Apologies if you don’t want article-unrelated comments but Dr. Carrier what is your opinion on the “Secret Gospel of Mark?”
It’s a forgery. I suspect Smith was the forger (his colleague, William Harris, was my dissertation adviser at Columbia and he was pretty sure Smith did it, and the arguments against it are naive or propagandistic, and misunderstand how forgers actually operate—Wikipedia has an extensive discussion now); but if not, then it was forged in the Middle Ages or possibly the 18th century (most experts deem the hand it was scribed in was of that century, after a fire damaged manuscripts there and this specimen was copied out to preserve it; or it was fabricated as just a bit of fun).
To be clear, we mean a forgery of a letter of Clement of Alexandria that quotes this supposed heretical Gospel. We don’t have the Gospel. And that letter is nowhere else attested and was not found in any Clementine collection. In fact we are not aware of Clement ever publishing any letters at all (and yet we have extensive discussions of his opus, e.g. in Eusebius, his own writings, other collections). So the entire letter is dubious. And its congruity with Smith’s interests is a weird coincidence (why would that be the guy who found this in a completely unrelated tome that it just so happened he was studying? And then it mysteriously vanishes right before Smith’s death so no one can date it? Etc.).

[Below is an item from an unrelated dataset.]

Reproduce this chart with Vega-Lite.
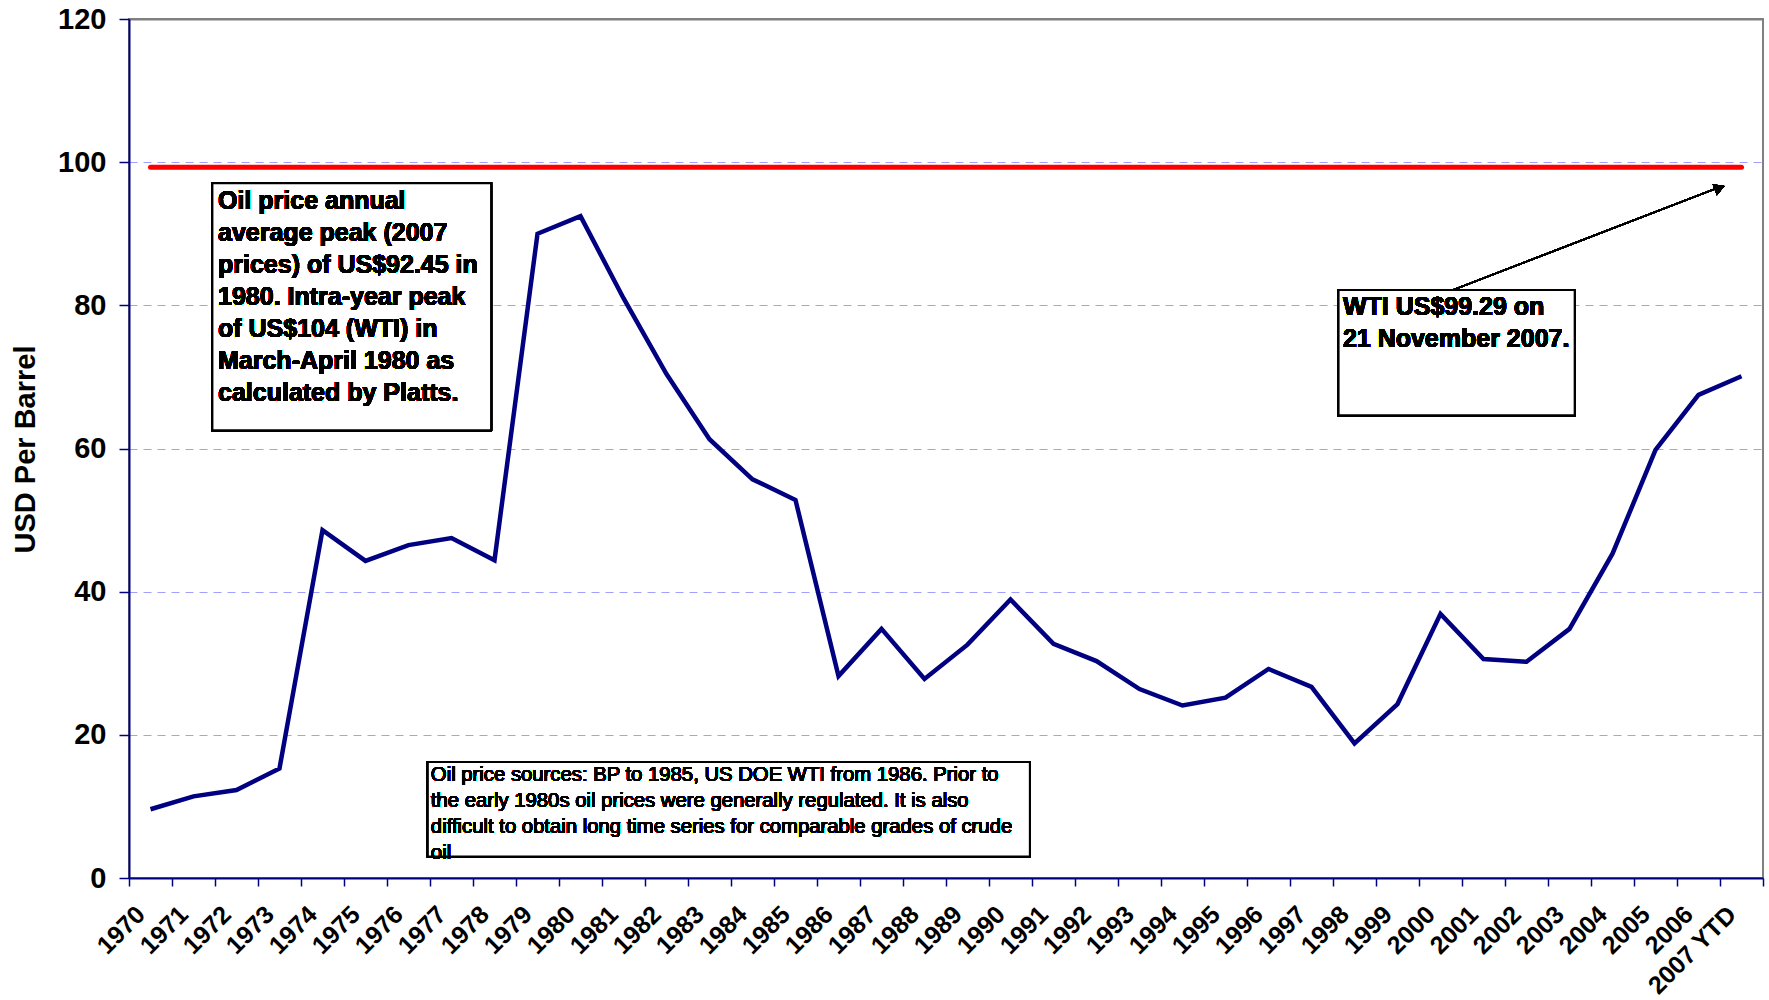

@Dr Carrier (sorry can’t reply directly) Yes honestly that makes sense. There are just too many red flags about the letter in general to me. Like why would it go missing so conveniently? Why does it end right when Clement is about to offer an explanation of the scandalous-seeming material (like the forger didn’t want to write anything that could explain it away as mundane symbolism)? The whole thing feels like “Salamander Letter” shenanigans to an extent
It does. Granted, each of these things “has an explanation,” but it’s not a fully probable one, and to depend on so many “just so” stories to get it to be authentic lends us evidence it’s not. Really, I think the only debate left is what century it was forged in; and not whether it is a forgery. But even within the “when” debate Smith remains suspect number one.
I think, this is neither a pineapple nor even a pine cone, it’s just an ancient pastry (small savory buns with olives, look like Greek κουρού πιτάκια cookies). There’s also another bun behind it. The green “tail” clearly doesn’t belong to this object; it’s just some greenery, like the one on the left.
That’s an interesting hypothesis but IMO it doesn’t track. The bowl is only fruit (we’d say fruit and nuts, but that wasn’t as strict a distinction then). It represents nature’s bounty, not processed goods (hence the unprepared fish and still-living fowl).
The thing behind it is another cone. And there wouldn’t be any reason to depict mystery floating greenery there (especially something scraggly and unidentifiable). The artist intends that to signal what they are depicting: a pinecone plucked from the tree (this isn’t a painting but a mosaic, it’s thus designed, not drawn from life).